Why not earlier? Believe it or not, there has to be some room for the actual purpose of the university.
"There are students here," LSU play-by-play man Jim Hawthorne said. "People here know how to have a good time. Once you begin to have success, it kind of snow balls into mythical proportions."
There is nothing mystical about it when you consider good teams play well whatever time of day. In 1992, a Colorado State team with Meyer as its receivers coach won at LSU 17-14. That was against a Curley Hallman team that went 2-9. As recently as 2000, Alabama-Birmingham beat Nick Saban's first team 13-10 at night.
"We went down there and beat them and the stadium wasn't a factor," Meyer said. "That's because the team wasn't very good.
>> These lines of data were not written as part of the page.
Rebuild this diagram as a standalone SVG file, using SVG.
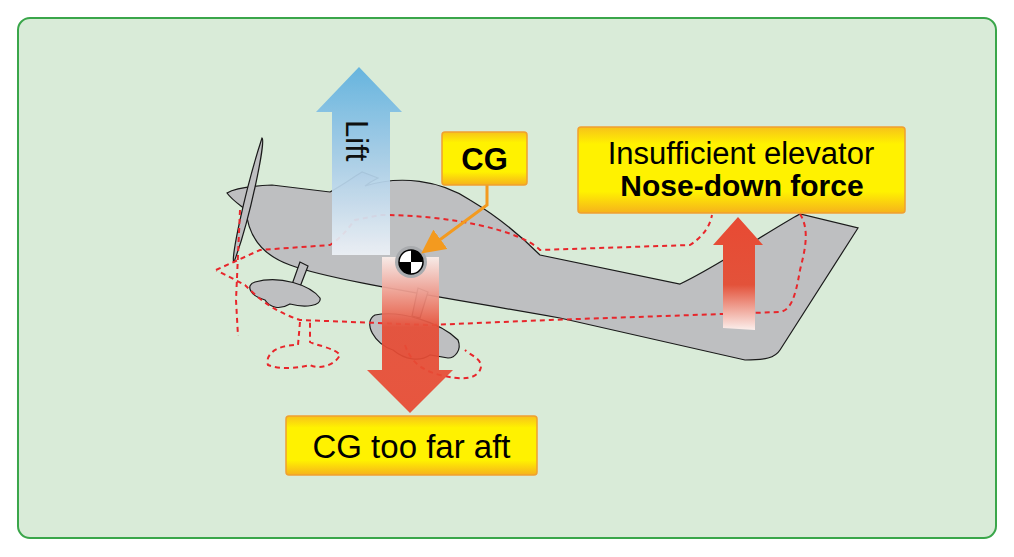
<svg xmlns="http://www.w3.org/2000/svg" width="1014" height="557" viewBox="0 0 1014 557">
<defs>
<linearGradient id="yel" x1="0" y1="0" x2="0" y2="1"><stop offset="0" stop-color="#f7c21a"/><stop offset="0.2" stop-color="#fff200"/><stop offset="0.75" stop-color="#fff200"/><stop offset="1" stop-color="#f6b21c"/></linearGradient>
<linearGradient id="lift" x1="0" y1="0" x2="0" y2="1"><stop offset="0" stop-color="#5eb1df"/><stop offset="0.5" stop-color="#a8cde8"/><stop offset="1" stop-color="#eef2f7"/></linearGradient>
<linearGradient id="down" x1="0" y1="0" x2="0" y2="1"><stop offset="0" stop-color="#fbeeea"/><stop offset="0.45" stop-color="#e64d36"/><stop offset="1" stop-color="#e84a33"/></linearGradient>
<linearGradient id="up" x1="0" y1="0" x2="0" y2="1"><stop offset="0" stop-color="#e84a33"/><stop offset="0.6" stop-color="#e3523a"/><stop offset="1" stop-color="#fbefec"/></linearGradient>
<marker id="oa" markerWidth="8" markerHeight="8" refX="6" refY="4" orient="auto" markerUnits="strokeWidth"><path d="M0,0 L8,4 L0,8 z" fill="#f39a1f"/></marker>
</defs>
<style>
.box{fill:url(#yel);stroke:#f0a030;stroke-width:1.5}
.t{font-family:"Liberation Sans",Arial,sans-serif;fill:#000}
.plane{fill:#bebfc1;stroke:#1a1a1a;stroke-width:1.2}
.ghost{fill:none;stroke:#e8262b;stroke-width:2;stroke-dasharray:5,4}
</style>
<rect x="18" y="18" width="978" height="520" rx="12" fill="#d9ebd8" stroke="#3aa64a" stroke-width="2"/>
<g id="airplane">
<path class="plane" d="M227,193 C235,188 250,186 272,185 L330,192 C345,184 355,176 362,172 L378,178 C370,182 365,186 365,186 C400,175 440,180 470,200 C500,218 525,240 540,255 L680,284 C720,265 770,230 800,214 L858,228 L780,350 C775,358 765,360 745,360 L560,318 C430,295 330,280 290,265 C262,255 248,235 246,210 C240,205 232,200 227,193 Z"/>
<path class="plane" d="M300,262 L290,290 L298,292 L308,266 Z"/>
<path class="plane" d="M255,282 C280,275 310,285 320,298 C322,306 305,308 290,304 C280,310 270,308 265,300 C250,296 245,285 255,282 Z"/>
<path class="plane" d="M418,288 L412,316 L420,318 L428,292 Z"/>
<path class="plane" d="M375,315 C400,310 440,322 458,340 C462,350 455,358 448,358 L430,355 C420,362 405,360 393,350 C375,345 362,322 375,315 Z"/>
<path class="plane" d="M262,138 C266,140 250,220 234,262 C230,262 245,190 262,138 Z"/>
<path class="ghost" d="M240,210 L236,300 L238,336 M216,270 L260,250 L330,245 C345,235 350,225 355,220 L380,215 C450,215 520,230 540,250 L690,245 C705,235 710,225 712,215 M800,214 C810,230 805,250 800,270 C795,300 790,310 780,312 L550,320 L430,325 L300,320 C270,310 255,295 245,285 L216,270 M300,322 L298,345 C275,345 265,355 268,365 C280,370 300,368 310,365 C320,370 335,365 340,355 C335,348 315,345 310,342 L310,322 M405,345 C410,360 420,370 440,375 C460,380 475,380 480,370 C485,360 470,355 465,350"/>
</g>
<g id="lift-arrow" opacity="0.93">
<path d="M332,255 L332,112 L316,112 L359,67 L402,112 L390,112 L390,255 Z" fill="url(#lift)"/>
<text class="t" x="346" y="120" font-size="31" transform="rotate(90 346 120)">Lift</text>
</g>
<g id="down-arrow" opacity="0.93">
<path d="M382,257 L398,257 A12,12 0 0 0 424,257 L439,257 L439,370 L453,370 L410,413 L367,370 L382,370 Z" fill="url(#down)"/>
</g>
<g id="up-arrow">
<path d="M723,328 L723,245 L713,245 L738,217 L763,245 L755,245 L755,330 Z" fill="url(#up)"/>
</g>
<g id="cg-symbol">
<circle cx="411" cy="262" r="16" fill="#a9abae"/>
<circle cx="411" cy="262" r="12" fill="#fff" stroke="#000" stroke-width="1.5"/>
<path d="M411,262 L411,250 A12,12 0 0 1 423,262 Z M411,262 L411,274 A12,12 0 0 1 399,262 Z" fill="#000"/>
</g>
<g id="connectors">
<path d="M487,185 L487,205 L426,250" fill="none" stroke="#f39a1f" stroke-width="3" marker-end="url(#oa)"/>
</g>
<g id="cg-label">
<rect class="box" x="442" y="132" width="85" height="53" rx="3"/>
<text class="t" x="484.5" y="170" font-size="31" font-weight="bold" text-anchor="middle">CG</text>
</g>
<g id="elevator-label">
<rect class="box" x="578" y="127" width="327" height="86" rx="3"/>
<text class="t" x="741" y="164" font-size="31" text-anchor="middle">Insufficient elevator</text>
<text class="t" x="742" y="196" font-size="30" font-weight="bold" text-anchor="middle">Nose-down force</text>
</g>
<g id="aft-label">
<rect class="box" x="286" y="416" width="251" height="59" rx="3"/>
<text class="t" x="411.5" y="458" font-size="33" text-anchor="middle">CG too far aft</text>
</g>
</svg>
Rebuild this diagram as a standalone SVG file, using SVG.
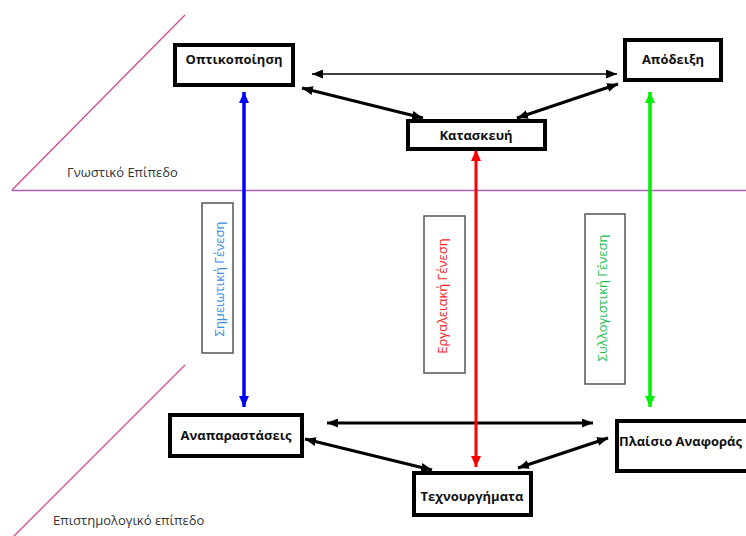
<svg xmlns="http://www.w3.org/2000/svg" width="746" height="536" viewBox="0 0 746 536">
<style>
.node rect{fill:#fff;stroke:#000;stroke-width:4}
.node text{font-family:"Open Sans","Liberation Sans",sans-serif;font-weight:bold;font-size:13px;fill:#111;text-anchor:middle}
.lbl rect{fill:#fff;stroke:#555;stroke-width:1.5}
.lbl text{font-family:"Open Sans","Liberation Sans",sans-serif;font-size:13px;text-anchor:middle;dominant-baseline:central}
.lvl{font-family:"Open Sans","Liberation Sans",sans-serif;font-size:13px;fill:#333}
.plane{fill:none;stroke-width:1.3}
</style>
<defs>
<marker id="ak" markerUnits="userSpaceOnUse" markerWidth="11" markerHeight="9" refX="11" refY="4.5" orient="auto-start-reverse"><path d="M0,0 L11,4.5 L0,9 z" fill="#000"/></marker>
<marker id="ab" markerUnits="userSpaceOnUse" markerWidth="11" markerHeight="10" refX="11" refY="5" orient="auto-start-reverse"><path d="M0,0 L11,5 L0,10 z" fill="#0000ff"/></marker>
<marker id="ar" markerUnits="userSpaceOnUse" markerWidth="11" markerHeight="10" refX="11" refY="5" orient="auto-start-reverse"><path d="M0,0 L11,5 L0,10 z" fill="#ff0000"/></marker>
<marker id="ag" markerUnits="userSpaceOnUse" markerWidth="11" markerHeight="10" refX="11" refY="5" orient="auto-start-reverse"><path d="M0,0 L11,5 L0,10 z" fill="#00ee00"/></marker>
</defs>
<g id="planes">
<line class="plane" x1="185" y1="15" x2="12" y2="190" stroke="#d04a9a"/>
<line class="plane" x1="12" y1="190.5" x2="746" y2="190.5" stroke="#a860b0"/>
<line class="plane" x1="185" y1="365" x2="12" y2="538" stroke="#d04a9a"/>
<text class="lvl" x="67" y="177">Γνωστικό Επίπεδο</text>
<text class="lvl" x="53" y="525">Επιστημολογικό επίπεδο</text>
</g>
<g id="connectors">
<line x1="312" y1="74" x2="617" y2="74" stroke="#000" stroke-width="1.6" marker-start="url(#ak)" marker-end="url(#ak)"/>
<line x1="302" y1="88" x2="423" y2="118" stroke="#000" stroke-width="3" marker-start="url(#ak)" marker-end="url(#ak)"/>
<line x1="517" y1="118" x2="618" y2="84" stroke="#000" stroke-width="3" marker-start="url(#ak)" marker-end="url(#ak)"/>
<line x1="327" y1="423" x2="593" y2="423" stroke="#000" stroke-width="3" marker-start="url(#ak)" marker-end="url(#ak)"/>
<line x1="305" y1="439" x2="432" y2="470" stroke="#000" stroke-width="3" marker-start="url(#ak)" marker-end="url(#ak)"/>
<line x1="518" y1="468" x2="608" y2="438" stroke="#000" stroke-width="3" marker-start="url(#ak)" marker-end="url(#ak)"/>
<line x1="244" y1="92" x2="244" y2="407" stroke="#0000ff" stroke-width="3.5" marker-start="url(#ab)" marker-end="url(#ab)"/>
<line x1="476" y1="150" x2="476" y2="467" stroke="#ff0000" stroke-width="3" marker-start="url(#ar)" marker-end="url(#ar)"/>
<line x1="650" y1="92" x2="650" y2="407" stroke="#00ee00" stroke-width="3.5" marker-start="url(#ag)" marker-end="url(#ag)"/>
</g>
<g id="lbl-semiotic" class="lbl">
<rect x="202" y="203" width="31" height="150"/>
<text transform="translate(219,279) rotate(-90)" fill="#3a8ee0">Σημειωτική Γένεση</text>
</g>
<g id="lbl-instrumental" class="lbl">
<rect x="424" y="216" width="41" height="157"/>
<text transform="translate(442,296) rotate(-90)" fill="#ff2020">Εργαλειακή Γένεση</text>
</g>
<g id="lbl-discursive" class="lbl">
<rect x="585" y="214" width="40" height="170"/>
<text transform="translate(602,298) rotate(-90)" fill="#20c050">Συλλογιστική Γένεση</text>
</g>
<g id="n-visualization" class="node">
<rect x="175" y="45" width="118" height="40"/>
<text x="234" y="64">Οπτικοποίηση</text>
</g>
<g id="n-proof" class="node">
<rect x="625" y="40" width="96" height="40"/>
<text x="673" y="64">Απόδειξη</text>
</g>
<g id="n-construction" class="node">
<rect x="408" y="121" width="137" height="28"/>
<text x="476" y="140">Κατασκευή</text>
</g>
<g id="n-representations" class="node">
<rect x="170" y="415" width="132" height="41"/>
<text x="236" y="440">Αναπαραστάσεις</text>
</g>
<g id="n-artifacts" class="node">
<rect x="414" y="473" width="117" height="42"/>
<text x="472" y="501">Τεχνουργήματα</text>
</g>
<g id="n-reference" class="node">
<rect x="617" y="421" width="140" height="50"/>
<text x="619" y="446" style="text-anchor:start">Πλαίσιο Αναφοράς</text>
</g>
</svg>
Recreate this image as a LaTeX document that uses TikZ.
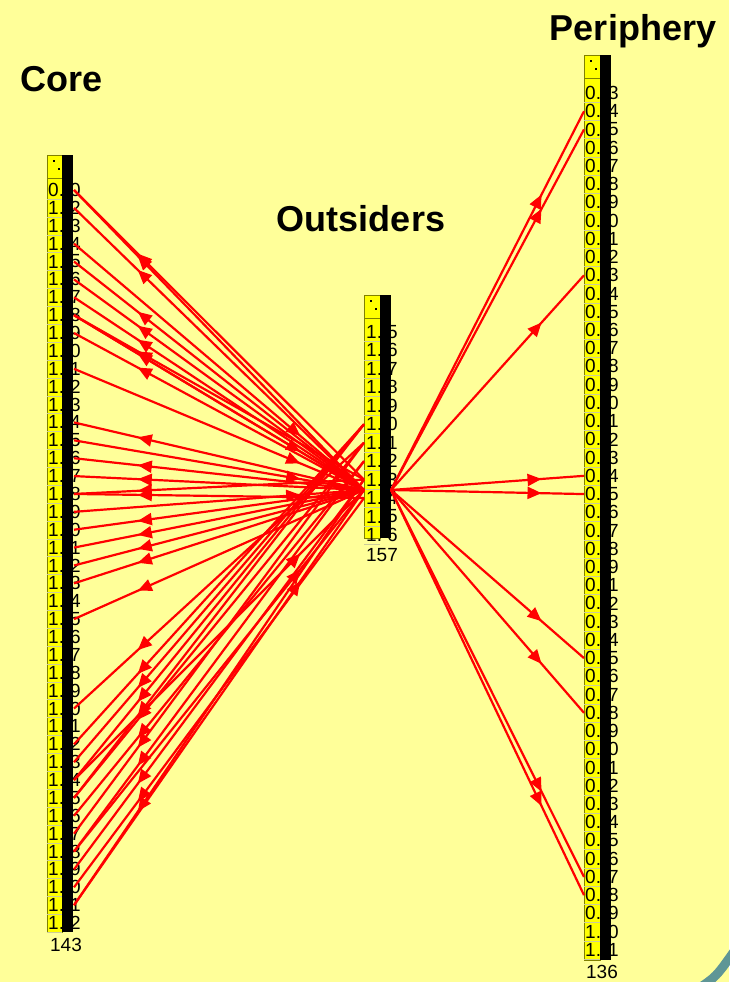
\documentclass[tikz,border=0pt]{standalone}
\usepackage{fontspec}
\setmainfont{Liberation Sans}
\usetikzlibrary{arrows.meta,decorations.markings}

\definecolor{fondo}{RGB}{255,255,153}
\definecolor{barra}{RGB}{255,255,0}
\definecolor{borde}{RGB}{128,128,0}
\definecolor{arco}{RGB}{95,150,150}

\tikzset{
	lazo/.style={draw=red, line width=2.2pt, postaction={decorate},
		decoration={markings, mark=at position 0.78 with {\arrow{Triangle[length=14pt,width=12pt]}}}},
	titulo/.style={font=\fontsize{36}{36}\selectfont\bfseries, anchor=base, inner sep=0pt},
	cifra/.style={font=\fontsize{19}{19}\selectfont, inner sep=0pt},
}

\begin{document}
\begin{tikzpicture}[x=1pt,y=-1pt]

\useasboundingbox (0,0) rectangle (729,982);
\fill[fondo] (0,0) rectangle (729,982);
\draw[arco, line width=9pt] (696,990) .. controls (716,977) .. (735,950);

\node[titulo] (tc) at (62,91) {Core};
\node[titulo] (to) at (361,231) {Outsiders};
\node[titulo] (tp) at (633,41) {Periphery};

% Columna Core
\filldraw[fill=barra, draw=borde, thin] (47,155) rectangle (62,932);
\draw[borde, thin] (47,178) -- (62,178);
\fill (53,160) rectangle (55,162);
\fill (58,168) rectangle (60,170);
	\foreach \d [count=\i from 0] in {0,2,3,4,5,6,7,8,9,0,1,2,3,4,5,6,7,8,9,0,1,2,3,4,5,6,7,8,9,0,1,2,3,4,5,6,7,8,9,0,1,2} {
		\draw[borde!40, very thin] (47,{190+17.88*\i+8.94}) -- (62,{190+17.88*\i+8.94});
		\node[cifra, anchor=west] (cl\i) at (48,{190+17.88*\i}) {\ifnum\i=0 0.\else 1.\fi};
		\node[cifra, anchor=east] (cr\i) at (81,{190+17.88*\i}) {\d};
		\coordinate (c\i) at (74,{190+17.88*\i});
	}
\fill (62,155) rectangle (73,932);
\node[cifra] (nc) at (66,945) {143};

% Columna Outsiders
\filldraw[fill=barra, draw=borde, thin] (364,295) rectangle (380,538);
\draw[borde, thin] (364,318) -- (380,318);
\fill (370,300) rectangle (372,302);
\fill (375,308) rectangle (377,310);
	\foreach \d [count=\i from 0] in {5,6,7,8,9,0,1,2,3,4,5,6} {
		\draw[borde!40, very thin] (364,{332+18.45*\i+9.2}) -- (380,{332+18.45*\i+9.2});
		\node[cifra, anchor=west] (ol\i) at (366,{332+18.45*\i}) {1.};
		\node[cifra, anchor=east] (or\i) at (398,{332+18.45*\i}) {\d};
		\coordinate (ow\i) at (364,{332+18.45*\i});
	}
\fill (380,295) rectangle (391,538);
\node[cifra] (no) at (382,555) {157};
\coordinate (hw) at (364,490);
\coordinate (he) at (391,490);

% Columna Periphery
\filldraw[fill=barra, draw=borde, thin] (584,55) rectangle (600,960);
\draw[borde, thin] (584,78) -- (600,78);
\fill (590,60) rectangle (592,62);
\fill (595,68) rectangle (597,70);
	\foreach \d [count=\i from 0] in {3,4,5,6,7,8,9,0,1,2,3,4,5,6,7,8,9,0,1,2,3,4,5,6,7,8,9,1,2,3,4,5,6,7,8,9,0,1,2,3,4,5,6,7,8,9,0,1} {
		\draw[borde!40, very thin] (584,{93+18.23*\i+9.1}) -- (600,{93+18.23*\i+9.1});
		\node[cifra, anchor=west] (pl\i) at (585,{93+18.23*\i}) {\ifnum\i<46 0.\else 1.\fi};
		\node[cifra, anchor=east] (pr\i) at (619,{93+18.23*\i}) {\d};
		\coordinate (p\i) at (584,{93+18.23*\i});
	}
\fill (600,55) rectangle (611,960);
\node[cifra] (np) at (602,972) {136};

% Lazos
	\foreach \a/\b in {hw/c0, ow8/c0, hw/c1, hw/c4, hw/c5, hw/c6, ow8/c7, hw/c7, hw/c8, hw/c13, hw/c15, hw/c16, ow8/c17, ow9/c17, hw/c19, hw/c20, hw/c21, hw/c22, hw/c24}
		\draw[lazo] (\a) -- (\b);

	\foreach \a/\b in {c3/hw, c7/hw, c10/hw, c14/hw, c18/hw, c33/hw, c37/hw, c40/hw}
		\draw[lazo] (\a) -- (\b);

	\foreach \a/\b in {ow6/c29, ow5/c31, ow5/c32, ow5/c33, ow5/c34, ow6/c34, ow7/c35, ow6/c36, ow7/c37, ow8/c38, ow9/c39, ow8/c40}
		\draw[lazo] (\a) -- (\b);

	\foreach \b in {1, 2, 10, 21, 22, 31, 34, 43, 44}
		\draw[lazo] (he) -- (p\b);

\end{tikzpicture}
\end{document}
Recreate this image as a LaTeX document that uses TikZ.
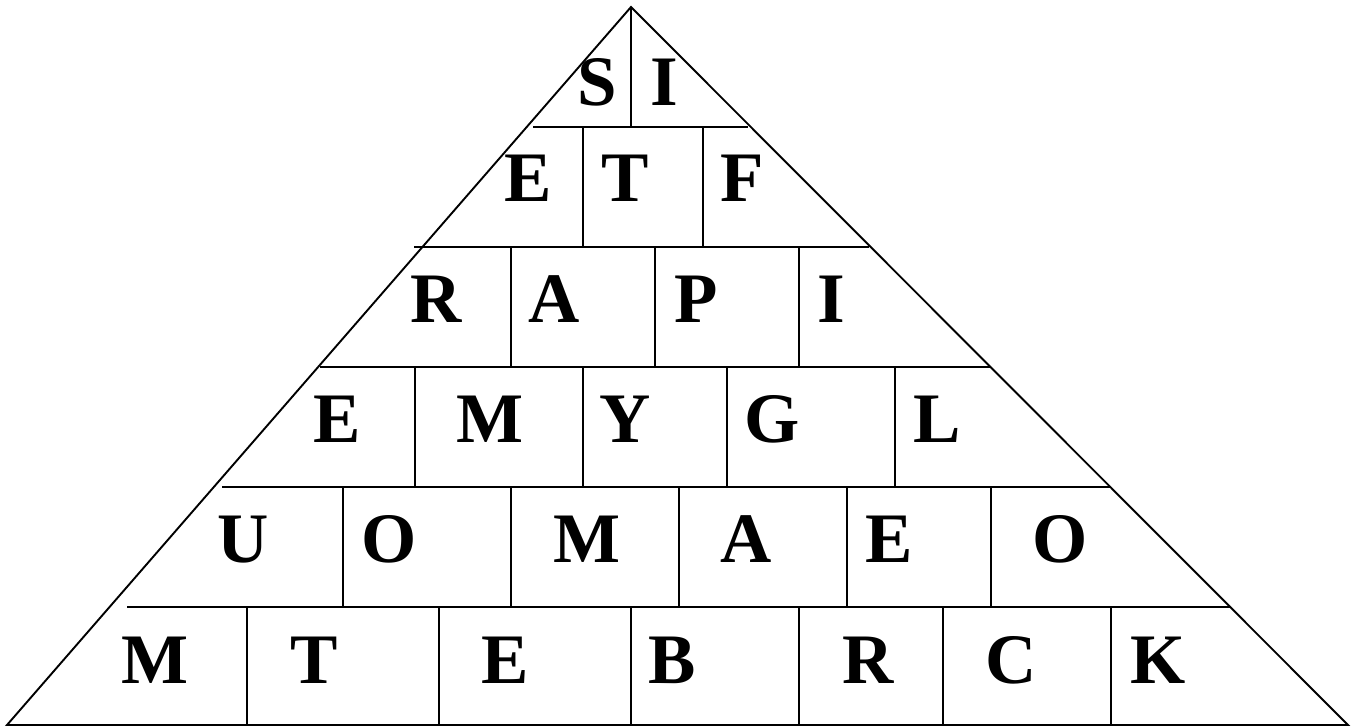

What makes LSU [is] the environment and the fans and those guys wearing the jerseys. They're really good players."
Good players who somehow get worse during the day. The Tigers are only 11-6 in daylight at home during this decade and 21-25-3 since 1960. So let the big orange blob in the sky take its place below the horizon. That seems to cure all of LSU's deficiencies.
"I know that LSU has looked sluggish so far this year. I know its offense hasn't pulled it together yet," Bradley said via e-mail.
A noted author and journalist, Bradley was a center on the 1979 team who wrote a memoir of his time at the school, It Never Rains In Tiger Stadium.
"We're going to see a different Tiger team come Saturday night -- a very different team. The crowd will be insane. And we'll see the LSU players respond the way they usually do when it gets dark down on the bayou."